Los trastornos mentales vienen experimentando una creciente y negativa repercusión en la salud de personas que habitan en regiones, países y sociedades de todo el planeta. Se calcula que en el mundo alrededor de 450 millones de personas sufren cada año enfermedades mentales. Esto significa que al menos una vez en la vida, una de cada cuatro personas desarrollará un problema de salud mental o de conducta. Si en 1.990 se calculó que las condiciones neuropsiquiátricas explicaban el 10% de la discapacidad global, para el año 2.020 se prevé que esta cifra ascienda a un 15%, siendo la depresión por sí sola la segunda causa en el mundo.
Hace más de una década ya se abordó el estado de la cuestión en este boletín, reflexionando más concretamente sobre la situación que viven las personas con alguna enfermedad mental en nuestro país, así como las dificultades que tanto ellas como sus familias están obligadas a sortear en su cotidianeidad. En dicho artículo se advertía de los cambios que trajo consigo el proceso de desinstitucionalización afrontado en España en la década de los ochenta, motivando el paulatino cierre de hospitales y demás instituciones psiquiátricas de carácter cerrado y manicomial y su presunta sustitución por una red de dispositivos sociosanitarios de índole comunitaria con los que dar respuesta a las necesidades y demandas de este colectivo desde una perspectiva más integradora. Aunque ello supuso indudables avances y un verdadero cambio de modelo desde la perspectiva de la atención a la salud y el apoyo sociofamiliar, aún hoy en día se arrastran sustanciales déficits y numerosas lagunas que están condicionando la calidad de vida y los derechos fundamentales de este colectivo (en el que incluimos a sus familias) históricamente discriminado y excluido por las diferentes sociedades.
Para comprender la situación actual, es preciso remontarnos a este proceso de desinstitucionalización que propició un trasvase de la responsabilidad de una parte sustancial de la atención desde el sector sanitario público a otros ámbitos sin una dotación adecuada de recursos, circunstancia que, en gran medida, aún persiste. Quiénes verdaderamente han sobrellevado este peso han sido las familias que, independientemente de los medios con los que han podido contar, no han tenido otra opción que soportar no sólo la responsabilidad del cuidado del enfermo mental que les corresponde sino también hacerse cargo de la parte que las insuficientes estructuras intermedias deberían haber asumido.

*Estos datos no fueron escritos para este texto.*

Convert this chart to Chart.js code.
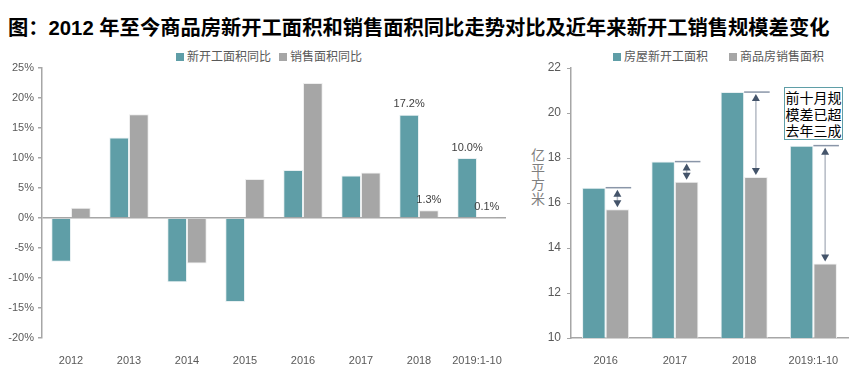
<!DOCTYPE html>
<html>
<head>
<meta charset="utf-8">
<script src="https://cdn.jsdelivr.net/npm/chart.js@4.4.0/dist/chart.umd.min.js"></script>
<style>
  body { margin: 0; background: #fff; font-family: "Noto Sans CJK SC", sans-serif; }
  #wrap { position: relative; width: 863px; height: 370px; overflow: hidden; }
  #title { position: absolute; left: 8px; top: 11px; font-size: 20.3px; font-weight: bold; color: #000; white-space: nowrap; font-family: "Liberation Sans", "Noto Sans CJK SC", sans-serif; }
  .legend { position: absolute; top: 47px; font-size: 12px; color: #595959; white-space: nowrap; }
  .legend span.sw { display: inline-block; width: 8px; height: 8px; margin-right: 3px; vertical-align: 0px; }
  #unit { position: absolute; left: 531px; top: 147px; width: 14px; font-size: 14px; line-height: 14.5px; color: #7f7f7f; }
  #note { position: absolute; left: 784px; top: 87px; width: 57px; padding: 1px 0 0 0; border: 1.5px solid #5f9ea7; font-size: 14px; line-height: 16.6px; color: #000; text-align: center; background: #fff; }
  canvas { position: absolute; top: 0; }
</style>
</head>
<body>
<div id="wrap">
  <div id="title">图：2012 年至今商品房新开工面积和销售面积同比走势对比及近年来新开工销售规模差变化</div>
  <div class="legend" style="left:176px"><span class="sw" style="background:#5f9ea7"></span>新开工面积同比</div>
  <div class="legend" style="left:279px"><span class="sw" style="background:#a6a6a6"></span>销售面积同比</div>
  <div class="legend" style="left:613px"><span class="sw" style="background:#5f9ea7"></span>房屋新开工面积</div>
  <div class="legend" style="left:729px"><span class="sw" style="background:#a6a6a6"></span>商品房销售面积</div>
  <div id="unit">亿平方米</div>
  <canvas id="left" width="530" height="370" style="left:0"></canvas>
  <canvas id="right" width="333" height="370" style="left:530px"></canvas>
  <div id="note">前十月规<br>模差已超<br>去年三成</div>
</div>
<script>
// 左图：同比（%）
const yoyYears = ['2012', '2013', '2014', '2015', '2016', '2017', '2018', '2019:1-10'];
const startYoY = [-7.3, 13.4, -10.7, -14.0, 8.0, 7.1, 17.2, 10.0];
const salesYoY = [1.7, 17.3, -7.6, 6.5, 22.5, 7.6, 1.3, 0.1];
const labelledIdx = [6, 7];

// 右图：规模（亿平方米）
const areaYears = ['2016', '2017', '2018', '2019:1-10'];
const startArea = [16.68, 17.84, 20.93, 18.55];
const salesArea = [15.72, 16.95, 17.16, 13.31];

const teal = '#5f9ea7';
const grey = '#a6a6a6';
const tickFont = { family: 'Liberation Sans', size: 11 };

// 柱顶百分比标签
const valueLabels = {
    id: 'valueLabels',
    afterDatasetsDraw(chart) {
        const c = chart.ctx;
        c.save();
        c.font = '11px "Liberation Sans"';
        c.fillStyle = '#404040';
        c.textAlign = 'center';
        c.textBaseline = 'bottom';
        chart.data.datasets.forEach((ds, di) => {
            const meta = chart.getDatasetMeta(di);
            labelledIdx.forEach(i => {
                const bar = meta.data[i];
                c.fillText(ds.data[i].toFixed(1) + '%', bar.x, Math.min(bar.y, bar.base) - 5);
            });
        });
        c.restore();
    }
};

// 规模差箭头
function arrowHead(c, x, y, dir) {
    c.beginPath();
    c.moveTo(x, y);
    c.lineTo(x - 4, y + dir * 7);
    c.lineTo(x + 4, y + dir * 7);
    c.closePath();
    c.fill();
}

const gapArrows = {
    id: 'gapArrows',
    afterDatasetsDraw(chart) {
        const c = chart.ctx;
        const yScale = chart.scales.y;
        const greyMeta = chart.getDatasetMeta(1);
        c.save();
        startArea.forEach((v, i) => {
            const bar = greyMeta.data[i];
            const yTop = yScale.getPixelForValue(v);
            const yBot = yScale.getPixelForValue(salesArea[i]);
            // 水平参考线
            c.strokeStyle = '#8a96a8';
            c.lineWidth = 1.5;
            c.beginPath();
            c.moveTo(bar.x - bar.width / 2, yTop);
            c.lineTo(bar.x + bar.width / 2 + 2, yTop);
            c.stroke();
            // 竖线
            c.strokeStyle = '#b4bac4';
            c.lineWidth = 1.5;
            c.beginPath();
            c.moveTo(bar.x, yTop + 4);
            c.lineTo(bar.x, yBot - 4);
            c.stroke();
            c.fillStyle = '#44546a';
            arrowHead(c, bar.x, yTop + 2, 1);
            arrowHead(c, bar.x, yBot - 2, -1);
        });
        c.restore();
    }
};

new Chart(document.getElementById('left'), {
    type: 'bar',
    data: {
        labels: yoyYears,
        datasets: [
            { label: '新开工面积同比', data: startYoY, backgroundColor: teal, borderColor: '#e8f0f2', borderWidth: 1 },
            { label: '销售面积同比', data: salesYoY, backgroundColor: grey, borderColor: '#eeeeee', borderWidth: 1 }
        ]
    },
    options: {
        responsive: false,
        animation: false,
        layout: { padding: { top: 68, right: 24, left: 0, bottom: 0 } },
        plugins: { legend: { display: false }, tooltip: { enabled: false } },
        datasets: { bar: { categoryPercentage: 0.68, barPercentage: 1 } },
        scales: {
            x: {
                grid: { display: false },
                border: { display: false },
                ticks: { color: '#595959', font: tickFont, padding: 8, maxRotation: 0 },
                afterFit(s) { s.height = 32; }
            },
            y: {
                min: -20, max: 25,
                ticks: { stepSize: 5, color: '#595959', font: tickFont, padding: 4, callback: v => v + '%' },
                grid: {
                    drawOnChartArea: true,
                    color: ctx => ctx.tick && ctx.tick.value === 0 ? '#a6a6a6' : 'rgba(0,0,0,0)',
                    lineWidth: 1.5,
                    tickColor: '#a6a6a6',
                    tickLength: 4
                },
                border: { display: true, color: '#a6a6a6', width: 1.5 },
                afterFit(s) { s.width = 42; }
            }
        }
    },
    plugins: [valueLabels]
});

new Chart(document.getElementById('right'), {
    type: 'bar',
    data: {
        labels: areaYears,
        datasets: [
            { label: '房屋新开工面积', data: startArea, backgroundColor: teal, borderColor: '#e8f0f2', borderWidth: 1 },
            { label: '商品房销售面积', data: salesArea, backgroundColor: grey, borderColor: '#eeeeee', borderWidth: 1 }
        ]
    },
    options: {
        responsive: false,
        animation: false,
        layout: { padding: { top: 68, right: 15, left: 0, bottom: 0 } },
        plugins: { legend: { display: false }, tooltip: { enabled: false } },
        datasets: { bar: { categoryPercentage: 0.68, barPercentage: 1 } },
        scales: {
            x: {
                grid: { display: false },
                border: { display: true, color: '#a6a6a6', width: 1.5 },
                ticks: { color: '#595959', font: tickFont, padding: 8, maxRotation: 0 },
                afterFit(s) { s.height = 32; }
            },
            y: {
                min: 10, max: 22,
                ticks: { stepSize: 2, color: '#595959', font: { family: 'Liberation Sans', size: 12 }, padding: 6 },
                grid: { drawOnChartArea: false, tickColor: '#a6a6a6', tickLength: 4 },
                border: { display: true, color: '#a6a6a6', width: 1.5 },
                afterFit(s) { s.width = 41; }
            }
        }
    },
    plugins: [gapArrows]
});
</script>
</body>
</html>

Aunque la situación varía en función de cada comunidad autónoma como si de un mosaico se tratara, en líneas generales nuestra sociedad sigue manteniendo una deuda creciente con este colectivo. Son muchas las familias que tienen hipotecada su vida por la falta o insuficiencia de dispositivos tales como unidades hospitalarias, centros de días, talleres, programas de prevención y promoción de la salud y la rehabilitación, comunidades terapéuticas, pisos protegidos o viviendas tuteladas, centros ocupacionales, etc. Por si no fuera poco, la crisis económica que viene afectando a nuestro país ha ahondado en el problema, no sólo por los recortes en el gasto sanitario y social sino también por las dramáticas situaciones que a nivel social han provocado y multiplicado los problemas de salud mental entre la población. Ahora son más las personas que atender con menos recursos.
En definitiva, resulta vital e imprescindible que reduzcamos los problemas de salud mental y, para ello, la promoción y la prevención pueden contribuir considerablemente a esta nueva prioridad del siglo XXI. Pero solo se conseguirá combatir esta creciente problemática si la futura política de salud mental tiene como objetivo la sostenibilidad de distintos organismos y prácticas para la salud mental e, insistir, en que se potencien por igual la prevención y el tratamiento logrando un equilibrio entre ambas estrategias. La solución a este problema no se resolverá sólo con pastillas y mirando hacia otro lado.